Another way in which model-making can be thought about is the way models are used in architecture. This is different from sympathetic magic but may be as wishful! It is different from economic models because it is representational in a different way. But it reminds us that models can be used to test out whether real construction are viable or desirable!
Is work on making models of the economy helpful to social change? What is the relationship between making a model and making an economy? If the economy or (if this is the same thing) economic relations are ’embedded’ in social, political and geographical processes and not a separate abstract systemic sphere, as is asserted in the work of Karl Polanyi, how useful can a mathematical model of it be in working for, or imagining or guiding, social change? How do you input decisive unquantifiable variables?

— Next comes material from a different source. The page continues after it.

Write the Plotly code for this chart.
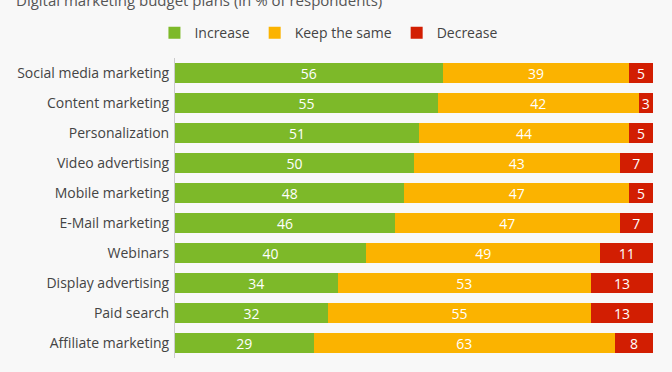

In the description of their ambitions for the new model nef envisage a macro-economic model that is ‘not geared towards growth’. In modelling work all social processes are expressed as quantities or ratios. Is it axiomatic that a process that consists of quantification must express development as increase? Maybe.
But I have changed the words deliberately. I want to steal back the word growth! I think people are understandably attracted to the idea of ‘growth’ but not necessarily to the idea of ‘increase’. We want our children to grow, for plants to grow, for our understanding to grow, for ourselves to grow, but we don’t necessarily want them to increase!!
By the way, it is interesting, in this respect, that Paulo Freire uses the analogy of banking to describe the accumulation of knowledge as information and draws a preferential distinction with active knowledge.
When we hear that our society may not grow we are worried because intuitively we know that societies must develop and change. So there is a semantic clash.
I think there are many people who dislike and distrust ‘bigness’. The question of scale is crucial and economists and ecologists are aware of the extraordinary thinking of Schumacher who it shouldn’t be forgotten worked for the National Coal Borad as well as for the Soil Association. I would recommend looking at his moral treatise, A Guide for the Perplexed as well as his more famous ‘Small is Beautiful, a study of economics as if people mattered’ (which is, of course, where nef gets its strapline from: ‘economics as if people and the planet mattered’).
It is always interesting when economists abandon the strict framework of their discipline and talk about moral questions. It is a wonderful corrective to the way we normally view the work of Adam Smith to read his Theories of Moral Sentiments. Equally, in Amartya Sen’s Idea of Justice he pursues the wonderful work he accomplished as an economist to criticise, with paradigm-shifting movements similar to his ‘replacement’ of utility by capability in Development as Freedom, the abstractions of John Rawl’s work.